■ Exercise goal: Go through the material and write it all out exactly, minus the pictures.

■ Source data:
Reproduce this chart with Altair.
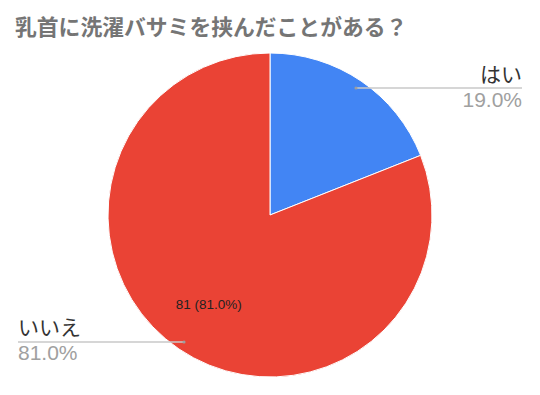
import altair as alt
import pandas as pd

title_text = "乳首に洗濯バサミを挟んだことがある？"
labels = ["はい", "いいえ"]
values = [19, 81]
pct_labels = ["19.0%", "81.0%"]
inner_labels = ["", "81 (81.0%)"]
colors = ["#4285f4", "#ea4335"]

df = pd.DataFrame({"label": labels, "value": values, "pct": pct_labels, "inner": inner_labels})

CX, CY, R = 262, 207, 162
FONT = "Noto Sans CJK JP"
LAT = "Liberation Sans"

base = alt.Chart(df)

pie = base.mark_arc(stroke="white", strokeWidth=1).encode(
    theta=alt.Theta("value:Q", stack=True),
    color=alt.Color("label:N", scale=alt.Scale(domain=labels, range=colors), legend=None),
    order=alt.Order("order:Q"),
    x=alt.value(CX), y=alt.value(CY), radius=alt.value(R),
).transform_calculate(order="datum.label == 'はい' ? 0 : 1")

inner = base.mark_text(font=LAT, fontSize=13.5, color="#222222").encode(
    theta=alt.Theta("value:Q", stack=True),
    order=alt.Order("order:Q"),
    text="inner:N",
    x=alt.value(CX), y=alt.value(CY), radius=alt.value(109),
).transform_calculate(order="datum.label == 'はい' ? 0 : 1")

title = alt.Chart(pd.DataFrame({"t": [title_text]})).mark_text(
    font=FONT, fontSize=21.8, fontWeight="bold", color="#757575", align="left", baseline="alphabetic"
).encode(text="t:N", x=alt.value(7), y=alt.value(27))

# leader lines
line_df = pd.DataFrame({"label": labels, "x1": [348, 10], "x2": [514, 176], "y": [80, 334]})
lines = alt.Chart(line_df).mark_rule(color="#c8c8c8", strokeWidth=1.5).encode(
    x=alt.X("x1:Q", scale=None), x2="x2:Q", y=alt.Y("y:Q", scale=None)
)
dots = alt.Chart(line_df).mark_circle(color="#9e9e9e", size=10, opacity=1).encode(
    x=alt.X("px:Q", scale=None), y=alt.Y("y:Q", scale=None)
).transform_calculate(px="datum.label == 'はい' ? datum.x1 : datum.x2")

lab_df = pd.DataFrame({"label": labels, "pct": pct_labels,
                       "x": [514, 10], "y": [74, 327], "py": [99, 352]})
right = lab_df[lab_df.label == "はい"]
left = lab_df[lab_df.label == "いいえ"]
name_r = alt.Chart(right).mark_text(
    font=FONT, fontSize=21, color="#333333", align="right", baseline="alphabetic"
).encode(text="label:N", x=alt.X("x:Q", scale=None), y=alt.Y("y:Q", scale=None))
pct_r = alt.Chart(right).mark_text(
    font=LAT, fontSize=21, color="#a0a0a0", align="right", baseline="alphabetic"
).encode(text="pct:N", x=alt.X("x:Q", scale=None), y=alt.Y("py:Q", scale=None))
name_l = alt.Chart(left).mark_text(
    font=FONT, fontSize=21, color="#333333", align="left", baseline="alphabetic"
).encode(text="label:N", x=alt.X("x:Q", scale=None), y=alt.Y("y:Q", scale=None))
pct_l = alt.Chart(left).mark_text(
    font=LAT, fontSize=21, color="#a0a0a0", align="left", baseline="alphabetic"
).encode(text="pct:N", x=alt.X("x:Q", scale=None), y=alt.Y("py:Q", scale=None))

chart = alt.layer(pie, inner, lines, dots, name_r, pct_r, name_l, pct_l, title).properties(
    width=520, height=375, padding=0, autosize=alt.AutoSizeParams(type="none"),
    background="white"
).configure_view(stroke=None)

chart.save("out.html", embed_options={"renderer": "svg", "actions": False})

■ Finished exercise:
Reproduce this chart with Altair.
import altair as alt
import pandas as pd

title_text = "乳首に洗濯バサミを挟んだことがある？"
labels = ["はい", "いいえ"]
values = [19, 81]
pct_labels = ["19.0%", "81.0%"]
inner_labels = ["", "81 (81.0%)"]
colors = ["#4285f4", "#ea4335"]

df = pd.DataFrame({"label": labels, "value": values, "pct": pct_labels, "inner": inner_labels})

CX, CY, R = 262, 207, 162
FONT = "Noto Sans CJK JP"
LAT = "Liberation Sans"

base = alt.Chart(df)

pie = base.mark_arc(stroke="white", strokeWidth=1).encode(
    theta=alt.Theta("value:Q", stack=True),
    color=alt.Color("label:N", scale=alt.Scale(domain=labels, range=colors), legend=None),
    order=alt.Order("order:Q"),
    x=alt.value(CX), y=alt.value(CY), radius=alt.value(R),
).transform_calculate(order="datum.label == 'はい' ? 0 : 1")

inner = base.mark_text(font=LAT, fontSize=13.5, color="#222222").encode(
    theta=alt.Theta("value:Q", stack=True),
    order=alt.Order("order:Q"),
    text="inner:N",
    x=alt.value(CX), y=alt.value(CY), radius=alt.value(109),
).transform_calculate(order="datum.label == 'はい' ? 0 : 1")

title = alt.Chart(pd.DataFrame({"t": [title_text]})).mark_text(
    font=FONT, fontSize=21.8, fontWeight="bold", color="#757575", align="left", baseline="alphabetic"
).encode(text="t:N", x=alt.value(7), y=alt.value(27))

# leader lines
line_df = pd.DataFrame({"label": labels, "x1": [348, 10], "x2": [514, 176], "y": [80, 334]})
lines = alt.Chart(line_df).mark_rule(color="#c8c8c8", strokeWidth=1.5).encode(
    x=alt.X("x1:Q", scale=None), x2="x2:Q", y=alt.Y("y:Q", scale=None)
)
dots = alt.Chart(line_df).mark_circle(color="#9e9e9e", size=10, opacity=1).encode(
    x=alt.X("px:Q", scale=None), y=alt.Y("y:Q", scale=None)
).transform_calculate(px="datum.label == 'はい' ? datum.x1 : datum.x2")

lab_df = pd.DataFrame({"label": labels, "pct": pct_labels,
                       "x": [514, 10], "y": [74, 327], "py": [99, 352]})
right = lab_df[lab_df.label == "はい"]
left = lab_df[lab_df.label == "いいえ"]
name_r = alt.Chart(right).mark_text(
    font=FONT, fontSize=21, color="#333333", align="right", baseline="alphabetic"
).encode(text="label:N", x=alt.X("x:Q", scale=None), y=alt.Y("y:Q", scale=None))
pct_r = alt.Chart(right).mark_text(
    font=LAT, fontSize=21, color="#a0a0a0", align="right", baseline="alphabetic"
).encode(text="pct:N", x=alt.X("x:Q", scale=None), y=alt.Y("py:Q", scale=None))
name_l = alt.Chart(left).mark_text(
    font=FONT, fontSize=21, color="#333333", align="left", baseline="alphabetic"
).encode(text="label:N", x=alt.X("x:Q", scale=None), y=alt.Y("y:Q", scale=None))
pct_l = alt.Chart(left).mark_text(
    font=LAT, fontSize=21, color="#a0a0a0", align="left", baseline="alphabetic"
).encode(text="pct:N", x=alt.X("x:Q", scale=None), y=alt.Y("py:Q", scale=None))

chart = alt.layer(pie, inner, lines, dots, name_r, pct_r, name_l, pct_l, title).properties(
    width=520, height=375, padding=0, autosize=alt.AutoSizeParams(type="none"),
    background="white"
).configure_view(stroke=None)

chart.save("out.html", embed_options={"renderer": "svg", "actions": False})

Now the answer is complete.